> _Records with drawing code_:
□ □ □

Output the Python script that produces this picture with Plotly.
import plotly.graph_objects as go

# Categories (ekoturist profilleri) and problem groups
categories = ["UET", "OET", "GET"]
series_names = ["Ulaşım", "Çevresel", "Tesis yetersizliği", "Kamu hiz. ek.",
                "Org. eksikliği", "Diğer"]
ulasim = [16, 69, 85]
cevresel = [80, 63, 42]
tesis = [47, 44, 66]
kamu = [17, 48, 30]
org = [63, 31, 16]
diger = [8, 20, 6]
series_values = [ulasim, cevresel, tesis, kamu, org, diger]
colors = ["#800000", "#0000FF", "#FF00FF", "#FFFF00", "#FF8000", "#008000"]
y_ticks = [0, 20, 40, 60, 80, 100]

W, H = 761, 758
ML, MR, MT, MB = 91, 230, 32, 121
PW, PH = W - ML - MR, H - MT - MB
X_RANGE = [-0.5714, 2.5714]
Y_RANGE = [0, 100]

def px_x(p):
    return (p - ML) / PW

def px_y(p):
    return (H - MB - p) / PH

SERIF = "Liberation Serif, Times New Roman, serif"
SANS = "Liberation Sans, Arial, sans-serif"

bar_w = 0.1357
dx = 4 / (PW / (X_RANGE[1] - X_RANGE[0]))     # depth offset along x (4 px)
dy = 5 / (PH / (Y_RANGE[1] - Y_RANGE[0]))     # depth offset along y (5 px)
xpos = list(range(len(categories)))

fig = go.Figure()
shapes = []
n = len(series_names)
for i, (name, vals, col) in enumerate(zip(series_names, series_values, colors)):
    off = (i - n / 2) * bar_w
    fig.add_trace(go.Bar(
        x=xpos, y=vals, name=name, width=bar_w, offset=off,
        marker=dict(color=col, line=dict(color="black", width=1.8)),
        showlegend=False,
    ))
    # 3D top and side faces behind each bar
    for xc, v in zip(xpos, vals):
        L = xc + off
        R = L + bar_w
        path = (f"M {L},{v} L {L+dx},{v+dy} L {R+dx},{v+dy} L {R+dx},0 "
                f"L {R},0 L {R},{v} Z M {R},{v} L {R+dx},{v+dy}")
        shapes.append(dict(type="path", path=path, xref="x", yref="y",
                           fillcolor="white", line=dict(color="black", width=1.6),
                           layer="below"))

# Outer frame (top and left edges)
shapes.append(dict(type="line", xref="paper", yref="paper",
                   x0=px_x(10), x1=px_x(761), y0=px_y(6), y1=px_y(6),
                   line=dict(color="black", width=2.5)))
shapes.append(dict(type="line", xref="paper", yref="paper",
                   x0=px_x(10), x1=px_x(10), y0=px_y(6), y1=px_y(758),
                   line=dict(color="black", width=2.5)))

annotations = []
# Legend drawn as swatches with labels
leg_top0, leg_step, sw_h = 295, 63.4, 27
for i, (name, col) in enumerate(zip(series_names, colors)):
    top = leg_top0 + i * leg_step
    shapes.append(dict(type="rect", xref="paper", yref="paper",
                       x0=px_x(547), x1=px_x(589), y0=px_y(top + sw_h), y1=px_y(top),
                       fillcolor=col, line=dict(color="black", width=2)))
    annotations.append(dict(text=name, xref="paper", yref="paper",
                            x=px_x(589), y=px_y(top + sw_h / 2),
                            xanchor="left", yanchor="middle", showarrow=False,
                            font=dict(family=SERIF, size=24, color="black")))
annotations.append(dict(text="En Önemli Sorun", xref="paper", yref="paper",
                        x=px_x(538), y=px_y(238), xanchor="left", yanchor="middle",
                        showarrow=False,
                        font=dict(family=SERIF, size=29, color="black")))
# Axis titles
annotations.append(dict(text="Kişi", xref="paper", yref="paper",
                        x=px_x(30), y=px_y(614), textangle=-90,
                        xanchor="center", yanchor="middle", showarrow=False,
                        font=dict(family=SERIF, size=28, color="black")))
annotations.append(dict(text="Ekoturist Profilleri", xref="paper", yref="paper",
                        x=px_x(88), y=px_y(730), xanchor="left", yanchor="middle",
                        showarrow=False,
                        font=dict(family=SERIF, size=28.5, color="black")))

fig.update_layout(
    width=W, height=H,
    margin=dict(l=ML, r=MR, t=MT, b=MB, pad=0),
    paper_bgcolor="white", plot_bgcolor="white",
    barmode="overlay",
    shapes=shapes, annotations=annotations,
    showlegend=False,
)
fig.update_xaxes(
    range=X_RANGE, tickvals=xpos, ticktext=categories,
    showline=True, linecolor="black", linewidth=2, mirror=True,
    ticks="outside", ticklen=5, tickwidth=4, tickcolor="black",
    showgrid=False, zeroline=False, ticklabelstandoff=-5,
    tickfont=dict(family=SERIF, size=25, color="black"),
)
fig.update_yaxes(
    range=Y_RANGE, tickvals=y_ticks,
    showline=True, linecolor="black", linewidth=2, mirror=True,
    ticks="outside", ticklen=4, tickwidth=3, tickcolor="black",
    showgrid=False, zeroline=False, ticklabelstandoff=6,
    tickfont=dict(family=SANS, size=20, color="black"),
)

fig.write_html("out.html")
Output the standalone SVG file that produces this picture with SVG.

□ □ □

> _EXERCISE DIRECTIONS_:
Exactly reproduce every record.

> _SOLUTION_:
Output the Python script that produces this picture with Plotly.
import plotly.graph_objects as go

# Categories (ekoturist profilleri) and problem groups
categories = ["UET", "OET", "GET"]
series_names = ["Ulaşım", "Çevresel", "Tesis yetersizliği", "Kamu hiz. ek.",
                "Org. eksikliği", "Diğer"]
ulasim = [16, 69, 85]
cevresel = [80, 63, 42]
tesis = [47, 44, 66]
kamu = [17, 48, 30]
org = [63, 31, 16]
diger = [8, 20, 6]
series_values = [ulasim, cevresel, tesis, kamu, org, diger]
colors = ["#800000", "#0000FF", "#FF00FF", "#FFFF00", "#FF8000", "#008000"]
y_ticks = [0, 20, 40, 60, 80, 100]

W, H = 761, 758
ML, MR, MT, MB = 91, 230, 32, 121
PW, PH = W - ML - MR, H - MT - MB
X_RANGE = [-0.5714, 2.5714]
Y_RANGE = [0, 100]

def px_x(p):
    return (p - ML) / PW

def px_y(p):
    return (H - MB - p) / PH

SERIF = "Liberation Serif, Times New Roman, serif"
SANS = "Liberation Sans, Arial, sans-serif"

bar_w = 0.1357
dx = 4 / (PW / (X_RANGE[1] - X_RANGE[0]))     # depth offset along x (4 px)
dy = 5 / (PH / (Y_RANGE[1] - Y_RANGE[0]))     # depth offset along y (5 px)
xpos = list(range(len(categories)))

fig = go.Figure()
shapes = []
n = len(series_names)
for i, (name, vals, col) in enumerate(zip(series_names, series_values, colors)):
    off = (i - n / 2) * bar_w
    fig.add_trace(go.Bar(
        x=xpos, y=vals, name=name, width=bar_w, offset=off,
        marker=dict(color=col, line=dict(color="black", width=1.8)),
        showlegend=False,
    ))
    # 3D top and side faces behind each bar
    for xc, v in zip(xpos, vals):
        L = xc + off
        R = L + bar_w
        path = (f"M {L},{v} L {L+dx},{v+dy} L {R+dx},{v+dy} L {R+dx},0 "
                f"L {R},0 L {R},{v} Z M {R},{v} L {R+dx},{v+dy}")
        shapes.append(dict(type="path", path=path, xref="x", yref="y",
                           fillcolor="white", line=dict(color="black", width=1.6),
                           layer="below"))

# Outer frame (top and left edges)
shapes.append(dict(type="line", xref="paper", yref="paper",
                   x0=px_x(10), x1=px_x(761), y0=px_y(6), y1=px_y(6),
                   line=dict(color="black", width=2.5)))
shapes.append(dict(type="line", xref="paper", yref="paper",
                   x0=px_x(10), x1=px_x(10), y0=px_y(6), y1=px_y(758),
                   line=dict(color="black", width=2.5)))

annotations = []
# Legend drawn as swatches with labels
leg_top0, leg_step, sw_h = 295, 63.4, 27
for i, (name, col) in enumerate(zip(series_names, colors)):
    top = leg_top0 + i * leg_step
    shapes.append(dict(type="rect", xref="paper", yref="paper",
                       x0=px_x(547), x1=px_x(589), y0=px_y(top + sw_h), y1=px_y(top),
                       fillcolor=col, line=dict(color="black", width=2)))
    annotations.append(dict(text=name, xref="paper", yref="paper",
                            x=px_x(589), y=px_y(top + sw_h / 2),
                            xanchor="left", yanchor="middle", showarrow=False,
                            font=dict(family=SERIF, size=24, color="black")))
annotations.append(dict(text="En Önemli Sorun", xref="paper", yref="paper",
                        x=px_x(538), y=px_y(238), xanchor="left", yanchor="middle",
                        showarrow=False,
                        font=dict(family=SERIF, size=29, color="black")))
# Axis titles
annotations.append(dict(text="Kişi", xref="paper", yref="paper",
                        x=px_x(30), y=px_y(614), textangle=-90,
                        xanchor="center", yanchor="middle", showarrow=False,
                        font=dict(family=SERIF, size=28, color="black")))
annotations.append(dict(text="Ekoturist Profilleri", xref="paper", yref="paper",
                        x=px_x(88), y=px_y(730), xanchor="left", yanchor="middle",
                        showarrow=False,
                        font=dict(family=SERIF, size=28.5, color="black")))

fig.update_layout(
    width=W, height=H,
    margin=dict(l=ML, r=MR, t=MT, b=MB, pad=0),
    paper_bgcolor="white", plot_bgcolor="white",
    barmode="overlay",
    shapes=shapes, annotations=annotations,
    showlegend=False,
)
fig.update_xaxes(
    range=X_RANGE, tickvals=xpos, ticktext=categories,
    showline=True, linecolor="black", linewidth=2, mirror=True,
    ticks="outside", ticklen=5, tickwidth=4, tickcolor="black",
    showgrid=False, zeroline=False, ticklabelstandoff=-5,
    tickfont=dict(family=SERIF, size=25, color="black"),
)
fig.update_yaxes(
    range=Y_RANGE, tickvals=y_ticks,
    showline=True, linecolor="black", linewidth=2, mirror=True,
    ticks="outside", ticklen=4, tickwidth=3, tickcolor="black",
    showgrid=False, zeroline=False, ticklabelstandoff=6,
    tickfont=dict(family=SANS, size=20, color="black"),
)

fig.write_html("out.html")
Output the standalone SVG file that produces this picture with SVG.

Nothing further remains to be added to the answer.